Lei sarà il curatore della Biennale Architettura 2025, che avrà tra i temi cardine anche l’intelligenza artificiale. Si parlerà di IA e sicurezza stradale?
«Niente spoiler: per ora non posso svelare niente in dettagli! Come dice il titolo, si parlerà di molteplici intelligenze: naturali, artificiali, collettive».

Si dice spesso che l’IA ci aiuterà a superare una serie di mansioni automatiche, schematiche e noiose, dando più margine all’essere umano per dare sfogo alla propria creatività. Sta succedendo questo anche tra chi “disegna” le nostre città? 
«L’IA è una specie di “idiot savant”: sa tutto su tutti gli argomenti e oggi riesce a rispondere ai nostri quesiti rigurgitando le proprie conoscenze.
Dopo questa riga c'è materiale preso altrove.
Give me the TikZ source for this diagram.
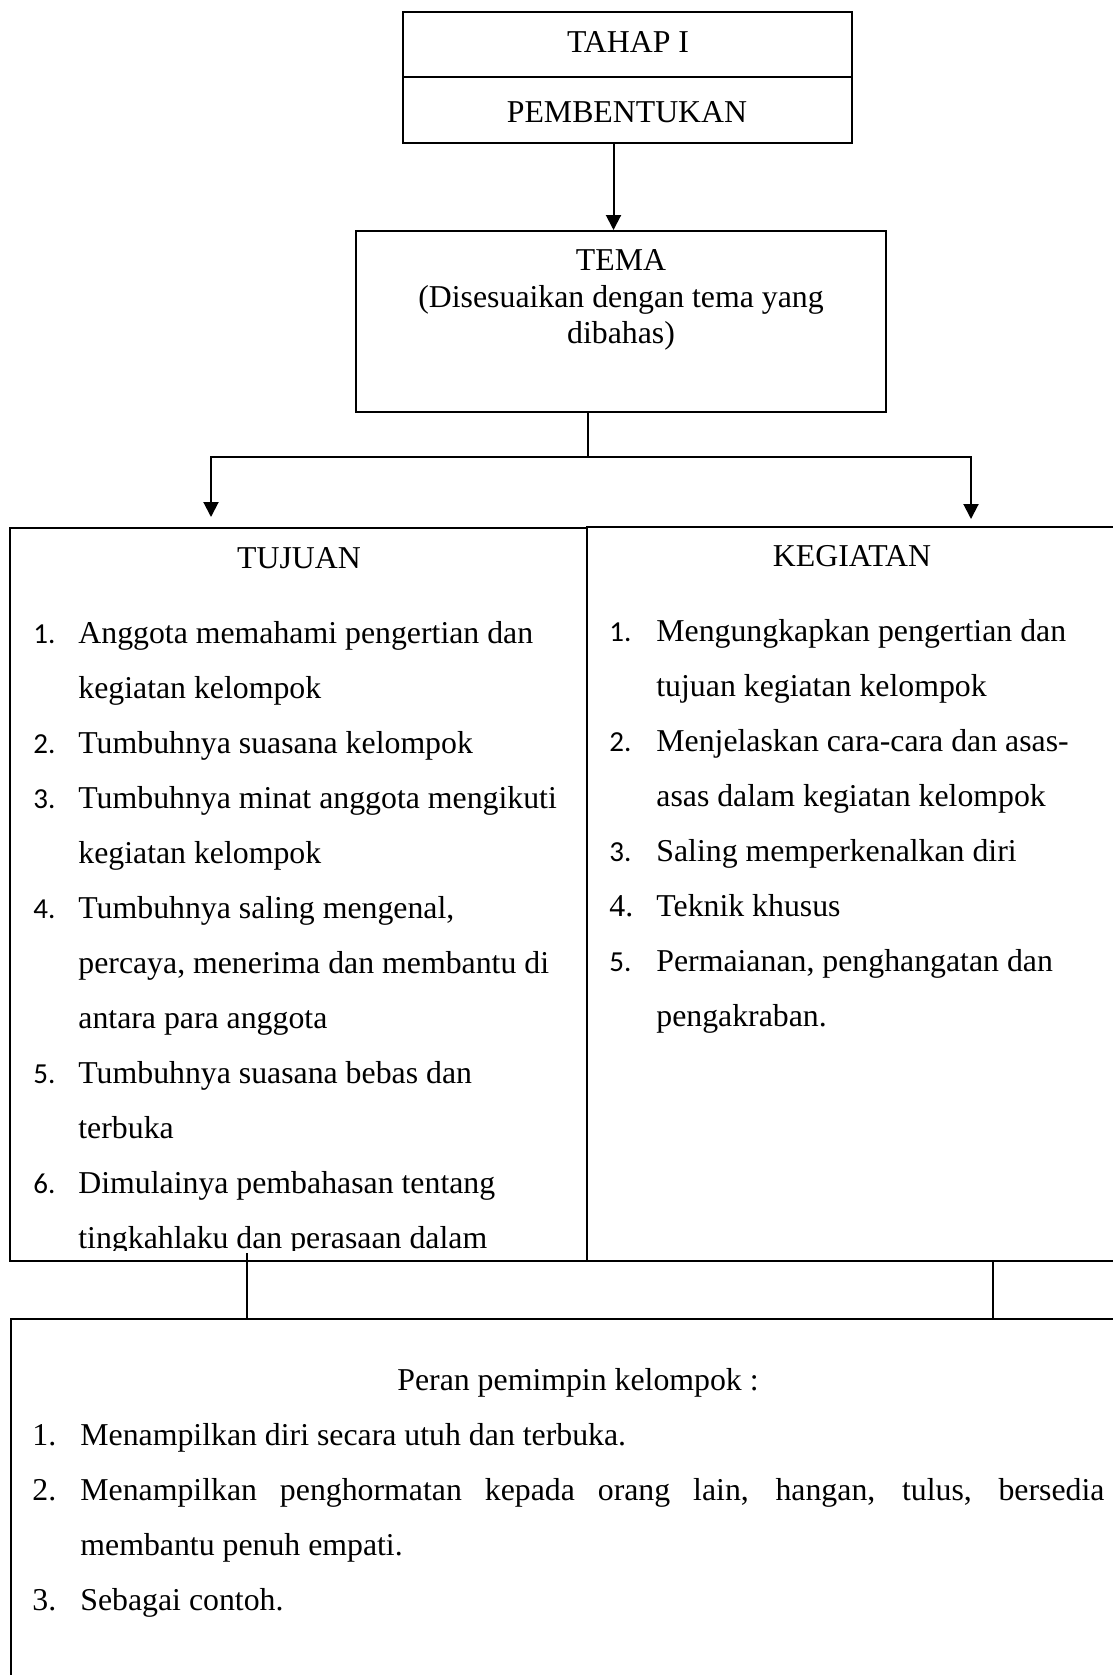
\documentclass[tikz,border=0pt]{standalone}
\usepackage{fontspec}
\setmainfont{Liberation Serif}
\newfontfamily\numfont{Carlito}
\usepackage{tikz}
\usetikzlibrary{arrows.meta,positioning,fit}

\newcommand{\nomor}[1]{{\numfont\fontsize{14.5}{27.5}\selectfont #1}}

\tikzset{
  kotak/.style={draw, line width=1pt, inner sep=0pt, rectangle},
  garis/.style={line width=1pt},
  panah/.style={line width=1pt, -{Triangle[length=7.5pt,width=7.5pt]}},
  teks/.style={inner sep=0pt, font=\fontsize{15.9}{27.5}\selectfont},
}

\begin{document}
\begin{tikzpicture}[x=0.5pt,y=-0.5pt]
            \useasboundingbox (0,0) rectangle (1113,1675);
            \fill[white] (0,0) rectangle (1113,1675);
            \clip (0,0) rectangle (1113,1675);
            % Tahap I box
            \node[kotak, fit={(403,12) (852,77)}] (tahapatas) {};
            \node[kotak, fit={(403,77) (852,143)}] (tahapbawah) {};
            \node[teks, anchor=base] (judul) at (628,53) {TAHAP I};
            \node[teks, anchor=base] (subjudul) at (627,123) {PEMBENTUKAN};
            % Tema box
            \node[kotak, fit={(356,231) (886,412)}] (tema) {};
            \node[teks, anchor=base] (temajudul) at (621,270) {TEMA};
            \node[teks, anchor=base] (temaket) at (621,307) {(Disesuaikan dengan tema yang};
            \node[teks, anchor=base] (temaket2) at (621,343) {dibahas)};
            \draw[panah] ([xshift=-7pt]tahapbawah.south) -- ([xshift=-7pt]tahapbawah.south |- tema.north);
            % Tujuan and Kegiatan boxes
            \node[kotak, fit={(10,528) (587,1261)}] (tujuan) {};
            \node[kotak, fit={(587,527) (1125,1261)}] (kegiatan) {};
            \node[teks, anchor=base] (tujuanjudul) at (299,568) {TUJUAN};
            \node[teks, anchor=base] (kegiatanjudul) at (852,566) {KEGIATAN};
            \begin{scope}
              \clip (10,528) rectangle (587,1250);
              \node[teks, anchor=base west] (tujuanisi) at (33,643) {\begin{tabular}[t]{@{}p{22.5pt}@{}l@{}}
                \nomor{1.} & Anggota memahami pengertian dan\\
                 & kegiatan kelompok\\
                \nomor{2.} & Tumbuhnya suasana kelompok\\
                \nomor{3.} & Tumbuhnya minat anggota mengikuti\\
                 & kegiatan kelompok\\
                \nomor{4.} & Tumbuhnya saling mengenal,\\
                 & percaya, menerima dan membantu di\\
                 & antara para anggota\\
                \nomor{5.} & Tumbuhnya suasana bebas dan\\
                 & terbuka\\
                \nomor{6.} & Dimulainya pembahasan tentang\\
                 & tingkahlaku dan perasaan dalam
              \end{tabular}};
            \end{scope}
            \node[teks, anchor=base west] (kegiatanisi) at (609,641) {\begin{tabular}[t]{@{}p{23.5pt}@{}l@{}}
              \nomor{1.} & Mengungkapkan pengertian dan\\
               & tujuan kegiatan kelompok\\
              \nomor{2.} & Menjelaskan cara-cara dan asas-\\
               & asas dalam kegiatan kelompok\\
              \nomor{3.} & Saling memperkenalkan diri\\
              4. & Teknik khusus\\
              \nomor{5.} & Permaianan, penghangatan dan\\
               & pengakraban.
            \end{tabular}};
            % Branch from Tema
            \coordinate (cabang) at (588,457);
            \coordinate (ujungkiri) at (211,517);
            \coordinate (ujungkanan) at (971,519);
            \draw[garis] (cabang |- tema.south) -- (cabang);
            \draw[panah] (cabang) -| (ujungkiri);
            \draw[panah] (cabang) -| (ujungkanan);
            % Peran pemimpin box
            \node[kotak, fit={(11,1319) (1125,1700)}] (peran) {};
            \coordinate (kaki1) at (247,1253);
            \coordinate (kaki2) at (993,1261);
            \draw[garis] (kaki1) -- (kaki1 |- peran.north);
            \draw[garis] (kaki2) -- (kaki2 |- peran.north);
            \node[teks, anchor=base] (perantitel) at (578,1390) {Peran pemimpin kelompok :};
            \node[teks, anchor=base west] (peranisi) at (32,1445) {\begin{tabular}[t]{@{}p{24pt}@{}l@{}}
              1. & Menampilkan diri secara utuh dan terbuka.\\
              2. & \makebox[512pt][s]{Menampilkan penghormatan kepada orang lain, hangan, tulus, bersedia}\\
               & membantu penuh empati.\\
              3. & Sebagai contoh.
            \end{tabular}};
          \end{tikzpicture}
\end{document}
Ma si trova assolutamente spiazzata di fronte a domande che non hanno ancora risposta, che sono poi quelle più importanti nella vita! Per quanto riguarda la progettazione, pensiamo a quello che scrisse il grande critico dell’architettura Bruno Zevi: “Gli artisti autentici, creatori di linguaggio, sono sempre pochissimi; li contorna una schiera di letterati, professionisti aggiornati che edificano correttamente, con un vago tocco di ispirazione, ma in prosa, non in poesia; segue la marea dei plagiari; tra questi, presuntuosi e retori scambiano il grande con il grosso. Ignorando il lessico, la grammatica e la sintassi della modernità, costruiscono in “stile moderno”, cioè, nel caso migliore, senza comunicare alcunché». Ecco, credo che l’IA generativa potrà spazzare via i secondi e i terzi cui faceva riferimento Zevi, ma – almeno per ora – non i primi».